Ky. Homestead with 42 acres available for sale. Level to gently rolling. Big and strong (2400 sq ft) farm house w/ lots of amenities - many barns and sheds built with oak. Big Horse Barns, Chicken coops - pastures, paddocks - orchard, - front 10 acres organic for 25 years. 30 acres leased in crop but can be in pasture by next year. Beautiful farm - a safe harbor - county water - but water available from the Red River and original farm spring. Secluded yet accessible to Nashville, Tenn. Great neighbors with grain bins full of grains.

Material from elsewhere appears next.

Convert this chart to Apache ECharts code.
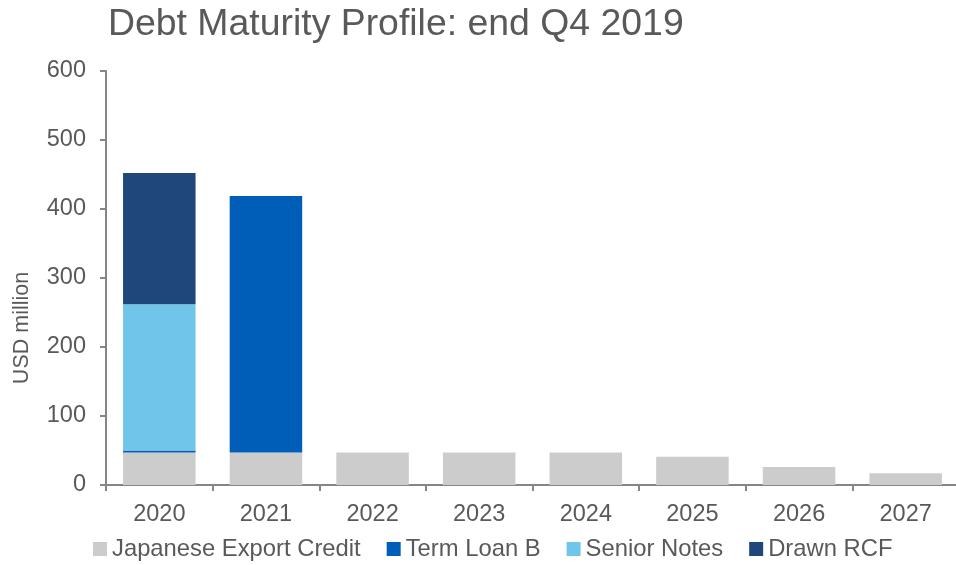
<!DOCTYPE html>
<html>
<head>
<meta charset="utf-8">
<script src="https://cdn.jsdelivr.net/npm/echarts@6/dist/echarts.min.js"></script>
<style>
  html, body { margin: 0; padding: 0; background: #fff; }
  #chart { width: 956px; height: 565px; }
</style>
</head>
<body>
<div id="chart"></div>
<script>
var years = ['2020', '2021', '2022', '2023', '2024', '2025', '2026', '2027'];
var japaneseExportCredit = [47, 47, 47, 47, 47, 41, 26, 17];
var termLoanB = [3, 372, 0, 0, 0, 0, 0, 0];
var seniorNotes = [212, 0, 0, 0, 0, 0, 0, 0];
var drawnRCF = [190, 0, 0, 0, 0, 0, 0, 0];
var yTicks = [0, 100, 200, 300, 400, 500, 600];

var chart = echarts.init(document.getElementById('chart'));
var txt = '#595959';
var axisCol = '#868686';

function bar(name, data, color) {
    return {
        name: name,
        type: 'bar',
        stack: 'total',
        barCategoryGap: '32%',
        itemStyle: { color: color },
        data: data
    };
}

var option = {
    backgroundColor: '#fff',
    textStyle: { fontFamily: 'Liberation Sans' },
    title: {
        text: 'Debt Maturity Profile: end Q4 2019',
        left: 103,
        top: 1,
        textStyle: { color: txt, fontSize: 37.4, fontWeight: 'normal', fontFamily: 'Liberation Sans' }
    },
    legend: {
        bottom: -1,
        left: 88,
        itemWidth: 14,
        itemHeight: 14,
        itemGap: 26,
        icon: 'rect',
        textStyle: { color: txt, fontSize: 23.8 },
        data: ['Japanese Export Credit', 'Term Loan B', 'Senior Notes', 'Drawn RCF']
    },
    grid: { left: 106, right: -3, top: 71, bottom: 80, outerBoundsMode: 'none' },
    xAxis: {
        type: 'category',
        data: years,
        axisLine: { lineStyle: { color: axisCol, width: 2 } },
        axisTick: { show: true, length: 6, lineStyle: { color: axisCol, width: 2 } },
        axisLabel: { color: txt, fontSize: 23.5, margin: 18 }
    },
    yAxis: {
        type: 'value',
        min: yTicks[0],
        max: yTicks[yTicks.length - 1],
        interval: 100,
        name: 'USD million',
        nameLocation: 'middle',
        nameGap: 73,
        nameTextStyle: { color: txt, fontSize: 21.5, padding: [0, 100, 0, 0] },
        splitLine: { show: false },
        axisLine: { show: true, lineStyle: { color: axisCol, width: 2 } },
        axisTick: { show: true, length: 6, lineStyle: { color: axisCol, width: 2 } },
        axisLabel: { color: txt, fontSize: 23.5, margin: 20 }
    },
    series: [
        bar('Japanese Export Credit', japaneseExportCredit, '#cccccc'),
        bar('Term Loan B', termLoanB, '#005eb8'),
        bar('Senior Notes', seniorNotes, '#70c6ea'),
        bar('Drawn RCF', drawnRCF, '#1f477b')
    ]
};
chart.setOption(option);
</script>
</body>
</html>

Homestead with house, farm buildings and front ten acres can be bought for $289,000. Ten percent down and owner may help finance down payment. Farm Credit services willing to finance the farm. This farm was a successful warmblood breeding horse farm - with riding arenas and round pen.

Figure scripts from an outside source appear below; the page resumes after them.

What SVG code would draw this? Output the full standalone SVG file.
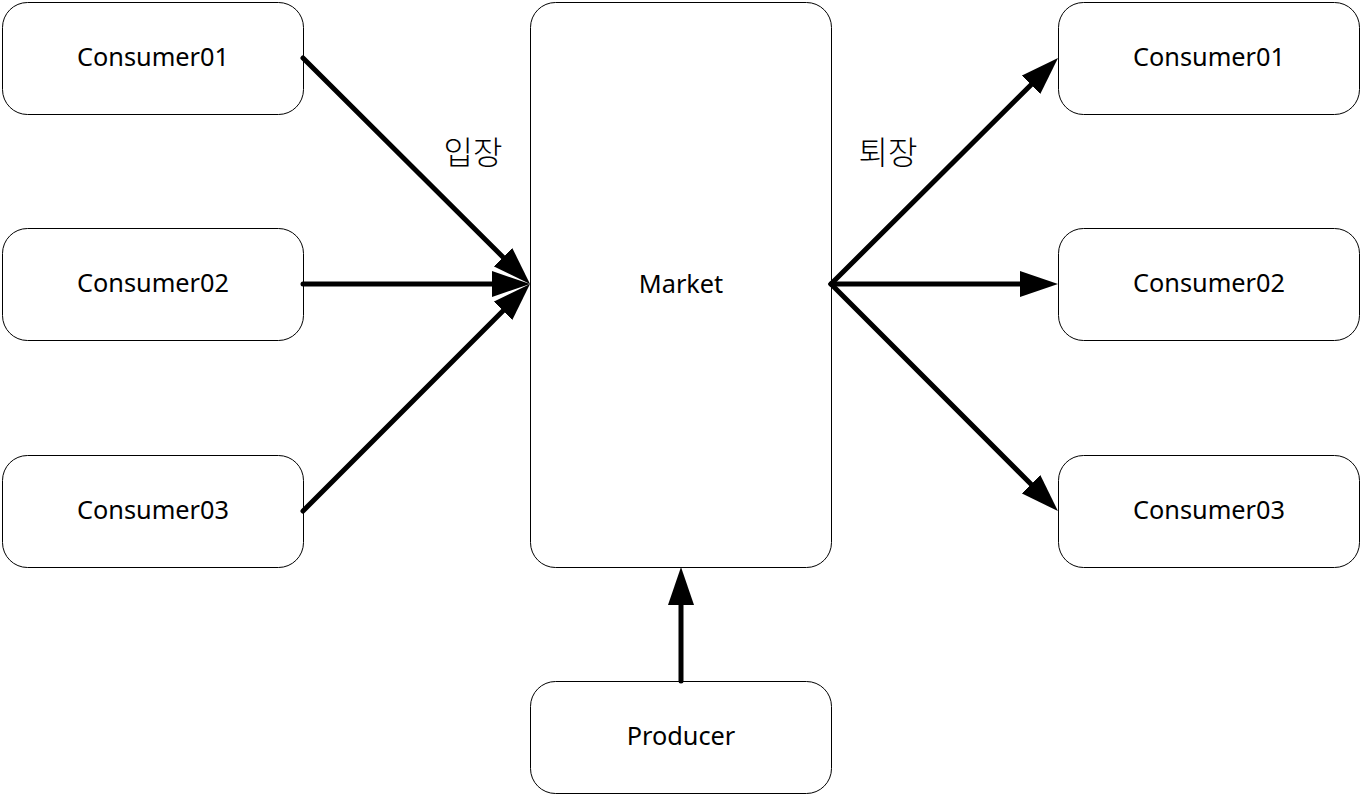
<svg xmlns="http://www.w3.org/2000/svg" width="1362" height="795" viewBox="0 0 1362 795">
<style>
.node rect{fill:#fff;stroke:#000;stroke-width:1}
.node text{font-family:"Noto Sans","Noto Sans CJK KR",sans-serif;font-size:25.3px;fill:#000;text-anchor:middle;dominant-baseline:central}
.lbl{font-family:"Noto Sans CJK KR","Noto Sans",sans-serif;font-size:32px;font-weight:300;fill:#000;text-anchor:middle;dominant-baseline:central}
.edge{stroke:#000;stroke-width:5;stroke-linecap:round;fill:none;marker-end:url(#ah)}
</style>
<defs>
<marker id="ah" viewBox="0 0 38 26" refX="0" refY="13" markerWidth="38" markerHeight="26" markerUnits="userSpaceOnUse" orient="auto">
<path d="M0,0 L38,13 L0,26 z" fill="#000"/>
</marker>
</defs>
<rect width="1362" height="795" fill="#fff"/>
<g id="market" class="node"><rect x="530.5" y="2.5" width="301" height="565" rx="25"/><text x="681" y="283">Market</text></g>
<g id="l1" class="node"><rect x="2.5" y="2.5" width="301" height="112" rx="25"/><text x="153" y="56">Consumer01</text></g>
<g id="l2" class="node"><rect x="2.5" y="228.5" width="301" height="112" rx="25"/><text x="153" y="282">Consumer02</text></g>
<g id="l3" class="node"><rect x="2.5" y="455.5" width="301" height="112" rx="25"/><text x="153" y="509">Consumer03</text></g>
<g id="r1" class="node"><rect x="1058.5" y="2.5" width="301" height="112" rx="25"/><text x="1209" y="56">Consumer01</text></g>
<g id="r2" class="node"><rect x="1058.5" y="228.5" width="301" height="112" rx="25"/><text x="1209" y="282">Consumer02</text></g>
<g id="r3" class="node"><rect x="1058.5" y="455.5" width="301" height="112" rx="25"/><text x="1209" y="509">Consumer03</text></g>
<g id="producer" class="node"><rect x="530.5" y="681.5" width="301" height="112" rx="25"/><text x="681" y="735">Producer</text></g>
<g id="connectors">
<path class="edge" d="M303,58 L503.1,257.2"/>
<path class="edge" d="M303,284 L492,284"/>
<path class="edge" d="M303,511 L503.1,310.8"/>
<path class="edge" d="M831,284 L1031.1,84.8"/>
<path class="edge" d="M831,284 L1020,284"/>
<path class="edge" d="M831,284 L1031.1,484.2"/>
<path class="edge" d="M681,681 L681,605"/>
</g>
<text class="lbl" x="473" y="150">입장</text>
<text class="lbl" x="888" y="150">퇴장</text>
</svg>
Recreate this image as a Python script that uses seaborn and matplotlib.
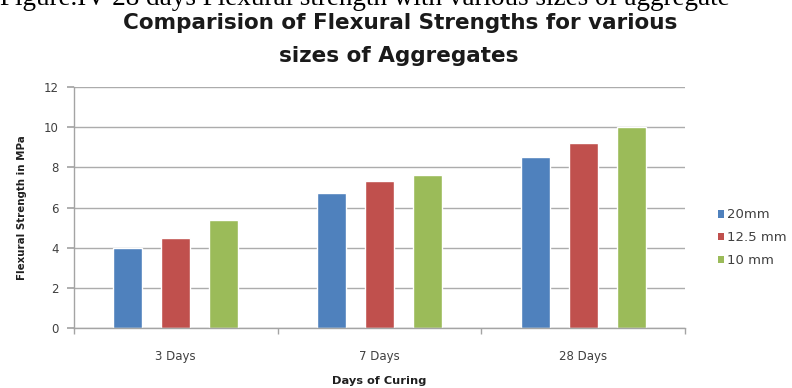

Additional acreage available at $6,000 per acre.


----------



## LuLuToo (Dec 19, 2015)

Closest town? I'm always looking for friends. We just recently bought our homestead. Sounds like same area.

LuLu


----------



## Dustin (Apr 20, 2011)

$481K for the entire thing then? Any pictures? I became an adult at the wrong time. Half a million for an old farm house and a little bit of land.......


----------



## po boy (Jul 12, 2010)

[email protected] said:


> Ky. Homestead with 42 acres available for sale. Level to gently rolling. Big and strong (2400 sq ft) farm house w/ lots of amenities - many barns and sheds built with oak. Big Horse Barns, Chicken coops - pastures, paddocks - orchard, - front 10 acres organic for 25 years. 30 acres leased in crop but can be in pasture by next year. Beautiful farm - a safe harbor - county water - but water available from the Red River and original farm spring. Secluded yet accessible to Nashville, Tenn. Great neighbors with grain bins full of grains.
> 
> Homestead with house, farm buildings and front ten acres can be bought for $289,000. *Ten percent down and owner may help finance down payment.* Farm Credit services willing to finance the farm. This farm was a successful warmblood breeding horse farm - with riding arenas and round pen.
> 
> Additional acreage available at $6,000 per acre.


What lenders will allow a 10% seller second at 100% CLTV??


----------



## GreenMomma (Jun 3, 2008)

Is there a link to a listing or pictures available?


----------